The difference is scale and automation. Where 1930s lexicographers manually identified morphological patterns, we use neural networks to discover latent semantic structures. Where they created a single-purpose filing system, we build general-purpose embedding models.

But the fundamental principle, that the same data organized differently reveals different patterns, is identical.

The Time Traveler Insight

Merriam-Webster's modern "Time Traveler" feature takes this multi-dimensional thinking even further. Instead of organizing words alphabetically or backwards, it organizes them chronologically. The insight? Words entering the language at the same time reveal semantic relationships.

All train-related vocabulary appeared together (tracks, engines, coal cars). All firearms terminology emerged in the same period. French legal terms entered English as a cluster following the Norman Conquest.

This is exactly what we see in modern embedding spaces, related concepts cluster together, not because we explicitly programmed those relationships, but because the underlying data contains hidden structure that becomes visible with the right organizational scheme.

What We Can Learn from Lexicographers

There's something beautifully systematic about how these lexicographers approached impossibly complex problems. They couldn't rely on computational power, so they had to think harder about the problem itself.

Constraints drive innovation. The physical limitations of card catalogs forced lexicographers to be incredibly thoughtful about information architecture. They had to get it right the first time, there was no easy way to refactor 315,000 index cards.

Systematic thinking scales. Gove's rule-based approach seemed rigid to critics, but it was the only way to maintain consistency across a project spanning decades and dozens of contributors. Modern large-scale ML systems face similar challenges.

Multiple perspectives reveal truth. The backward index wasn't replacing alphabetical organization, it was complementing it. Each view revealed different aspects of the same underlying data structure.

The Continuous Thread

As I write this, I'm using tools that would seem magical to Philip Gove: semantic search across millions of documents, real-time similarity matching, automated pattern recognition in text. But the fundamental challenge he faced, how to organize information so humans can find what they need, remains unchanged.

The backward index represents something profound about human problem-solving. Faced with the constraints of their time, these lexicographers developed solutions that anticipated computational approaches by decades. They were doing feature engineering, multi-dimensional indexing, and semantic clustering with index cards and filing cabinets.

There's a lesson here for those of us building the next generation of AI systems. Sometimes the most elegant solutions come from understanding the problem deeply enough to work within constraints, not around them. Sometimes the best computer science has surprisingly analog ancestors.

The next time you run a semantic similarity search or train an embedding model, remember the lexicographers with their backwards cards. They were solving the same problem you are, they just had to be more creative about it.
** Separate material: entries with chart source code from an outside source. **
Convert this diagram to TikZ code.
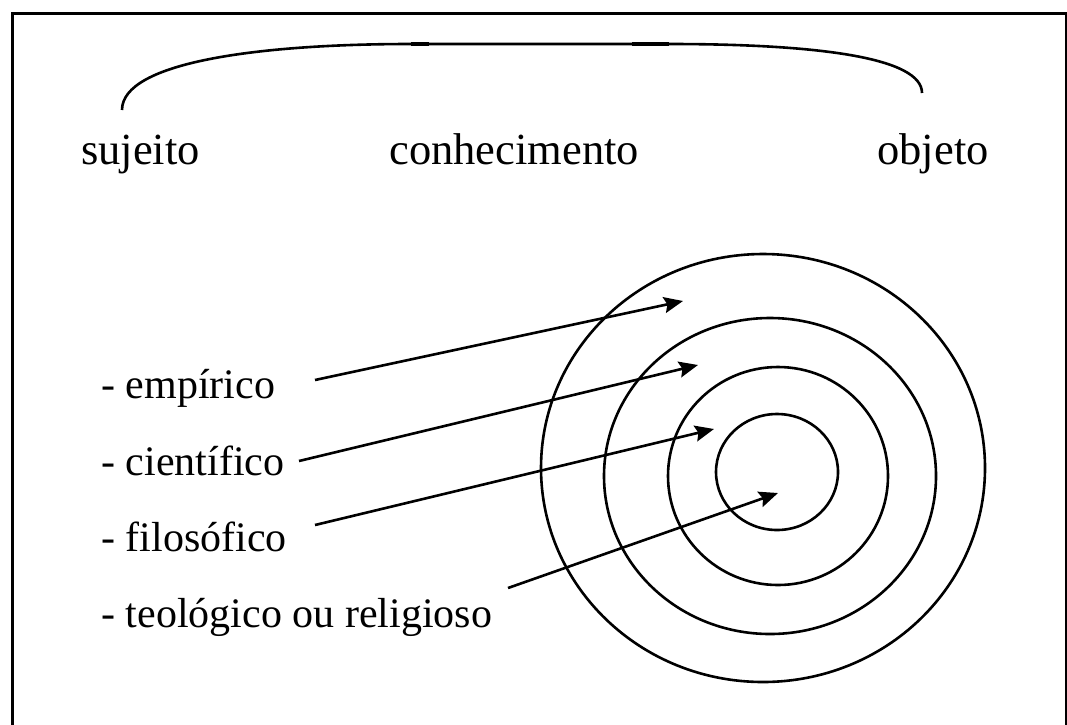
\documentclass[tikz,border=0pt]{standalone}
\usepackage{fontspec}
\setmainfont{Liberation Serif}
\usetikzlibrary{arrows.meta}

\begin{document}
\begin{tikzpicture}[
    x=1pt, y=-1pt,
    line width=2.6pt,
    >={Stealth[length=19pt, width=16pt, inset=3pt]},
    word/.style={inner sep=0pt, font=\fontsize{42}{50}\selectfont},
    bigword/.style={inner sep=0pt, font=\fontsize{44.5}{52}\selectfont},
    ring/.style={line width=2.6pt}
]
    \useasboundingbox (0,0) rectangle (1067,724);
    % 外框
    \draw[line width=3pt] (12,13) rectangle (1066,740);

    % 上方三个词
    \node[bigword, anchor=base west] (sujeito) at (80,164) {sujeito};
    \node[bigword, anchor=base west] (conhec) at (388,164) {conhecimento};
    \node[bigword, anchor=base east] (objeto) at (990,164) {objeto};

    % 上方弧线 (两端与顶部)
    \coordinate (arcL) at (122,110);
    \coordinate (arcR) at (922,93);
    \coordinate (topL) at (411,44);
    \coordinate (topR) at (669,44);
    \draw (arcL) .. controls (122,62) and (260,44) .. (topL) -- (topR)
        .. controls (820,44) and (922,58) .. (arcR);
    \draw[line width=4pt] (topL) -- (429,44);
    \draw[line width=4pt] (632,44) -- (topR);

    % 同心圆 (从外到内)
    \draw[ring] (763,468) ellipse [x radius=222pt, y radius=214pt];
    \draw[ring] (770,476) ellipse [x radius=166pt, y radius=158pt];
    \draw[ring] (778,476) ellipse [x radius=110pt, y radius=109pt];
    \draw[ring] (777,472) ellipse [x radius=61pt, y radius=58pt];

    % 左侧四种知识
    \node[word, anchor=base west] (emp) at (100,398) {- empírico};
    \node[word, anchor=base west] (cie) at (100,475) {- científico};
    \node[word, anchor=base west] (fil) at (100,551) {- filosófico};
    \node[word, anchor=base west] (teo) at (100,627) {- teológico ou religioso};

    % 箭头起点与终点
    \coordinate (emp0) at (315,380);
    \coordinate (emp1) at (683,301);
    \coordinate (cie0) at (299,461);
    \coordinate (cie1) at (698,365);
    \coordinate (fil0) at (315,525);
    \coordinate (fil1) at (714,429);
    \coordinate (teo0) at (508,588);
    \coordinate (teo1) at (778,493);

    % 1. 经验知识 -> 最外环
    \draw[->] (emp0) -- (emp1);
    % 2. 科学知识 -> 第二环
    \draw[->] (cie0) -- (cie1);
    % 3. 哲学知识 -> 第三环
    \draw[->] (fil0) -- (fil1);
    % 4. 神学知识 -> 圆心
    \draw[->] (teo0) -- (teo1);

\end{tikzpicture}
\end{document}
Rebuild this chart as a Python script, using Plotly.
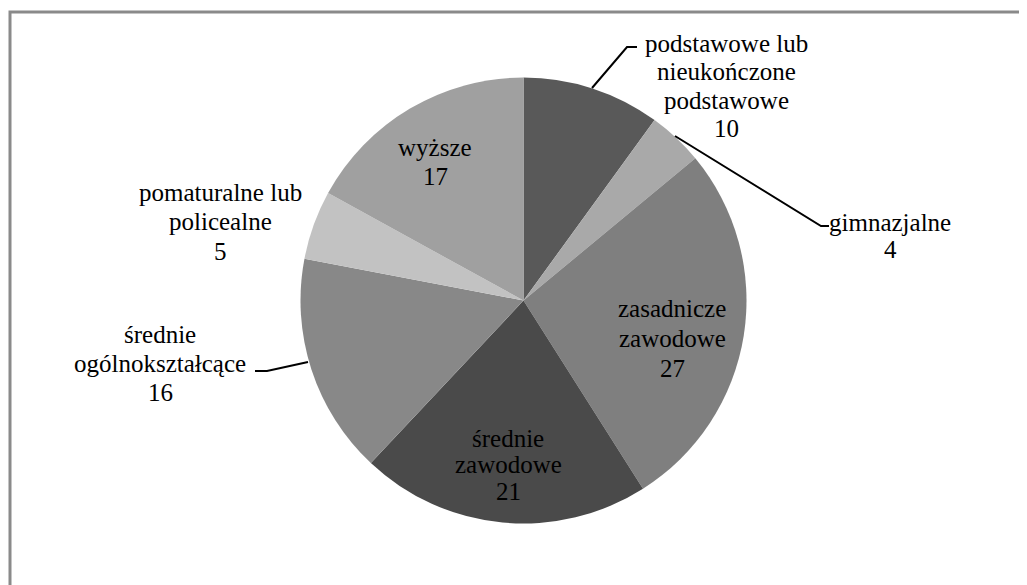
import plotly.graph_objects as go

W, H = 1027, 585
OFF = 8  # page body margin offset

categories = [
    "podstawowe lub nieukończone podstawowe",
    "gimnazjalne",
    "zasadnicze zawodowe",
    "średnie zawodowe",
    "średnie ogólnokształcące",
    "pomaturalne lub policealne",
    "wyższe",
]
values = [10, 4, 27, 21, 16, 5, 17]
label_lines = [
    ["podstawowe lub", "nieukończone", "podstawowe"],
    ["gimnazjalne"],
    ["zasadnicze", "zawodowe"],
    ["średnie", "zawodowe"],
    ["średnie", "ogólnokształcące"],
    ["pomaturalne lub", "policealne"],
    ["wyższe"],
]
colors = ["#595959", "#a9a9a9", "#7f7f7f", "#4a4a4a", "#888888", "#c2c2c2", "#a0a0a0"]

# label layout in pixels: (center x, first-line y, line step)
label_pos = [(726, 43, 28.5), (890, 222, 28), (672, 308, 30), (508, 438, 26.5),
             (160, 334, 29), (220, 192, 29.5), (435, 147, 29)]


def px(x):
    return (x - OFF) / W


def py(y):
    return 1 - (y - OFF) / H


FONT = "Liberation Serif"

fig = go.Figure()
cx, cy, r = 523.5, 300.5, 223
fig.add_trace(go.Pie(
    labels=categories,
    values=values,
    sort=False,
    direction="clockwise",
    rotation=0,
    textinfo="none",
    hoverinfo="label+value",
    marker=dict(colors=colors, line=dict(width=0)),
    domain=dict(x=[px(cx - r), px(cx + r)], y=[py(cy + r), py(cy - r)]),
    showlegend=False,
))

annotations = []
for lines, v, (x, y0, step) in zip(label_lines, values, label_pos):
    for i, t in enumerate(lines + [str(v)]):
        annotations.append(dict(
            x=px(x), y=py(y0 + i * step), xref="paper", yref="paper",
            text=t, showarrow=False, xanchor="center", yanchor="middle",
            font=dict(family=FONT, size=25, color="black"),
        ))

leaders = [
    [(592, 88), (627, 47), (637, 47)],
    [(675, 136), (821, 226), (829, 226)],
    [(308, 362), (267, 371), (255, 371)],
]
shapes = []
for pts in leaders:
    path = "M " + " L ".join(f"{px(a):.5f},{py(b):.5f}" for a, b in pts)
    shapes.append(dict(type="path", path=path, xref="paper", yref="paper",
                       line=dict(color="black", width=2)))

# chart frame
shapes.append(dict(type="rect", xref="paper", yref="paper",
                   x0=px(10), y0=py(620), x1=px(1060), y1=py(12),
                   line=dict(color="#8a8a8a", width=3)))

fig.update_layout(
    width=W, height=H,
    margin=dict(l=0, r=0, t=0, b=0),
    paper_bgcolor="white",
    plot_bgcolor="white",
    annotations=annotations,
    shapes=shapes,
    font=dict(family=FONT),
)

fig.write_html("out.html")
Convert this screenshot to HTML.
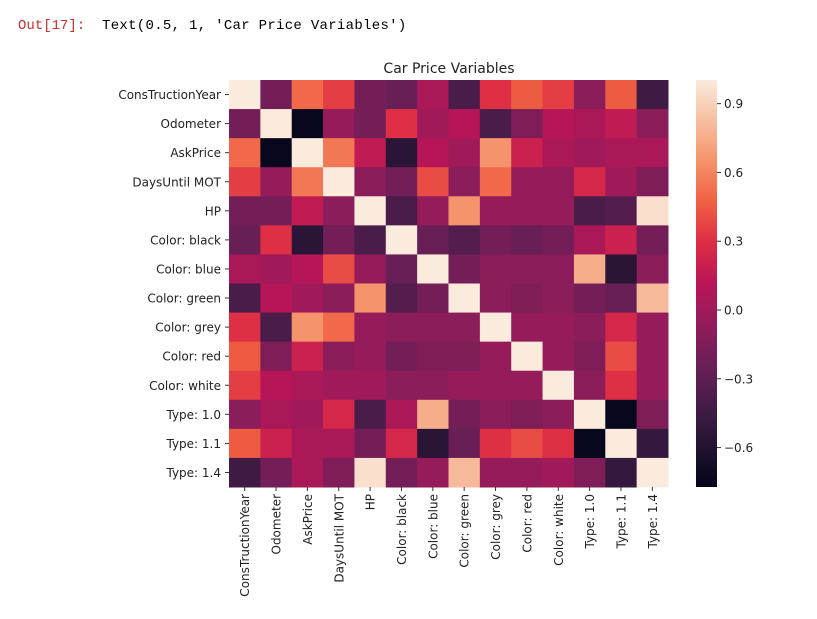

The backward index was actively maintained from the 1930s until the 1970s, when computers finally made it obsolete. But its core insight, that different organizational schemes reveal different patterns in the same data, lives on in every vector database and embedding model we build today.

Thanks to Roman Mars and the 99% Invisible team for bringing this story to light, to Peter Sokolowski for discovering and preserving it, and to the countless "harmless drudges" who built the foundations of modern information science, one index card at a time.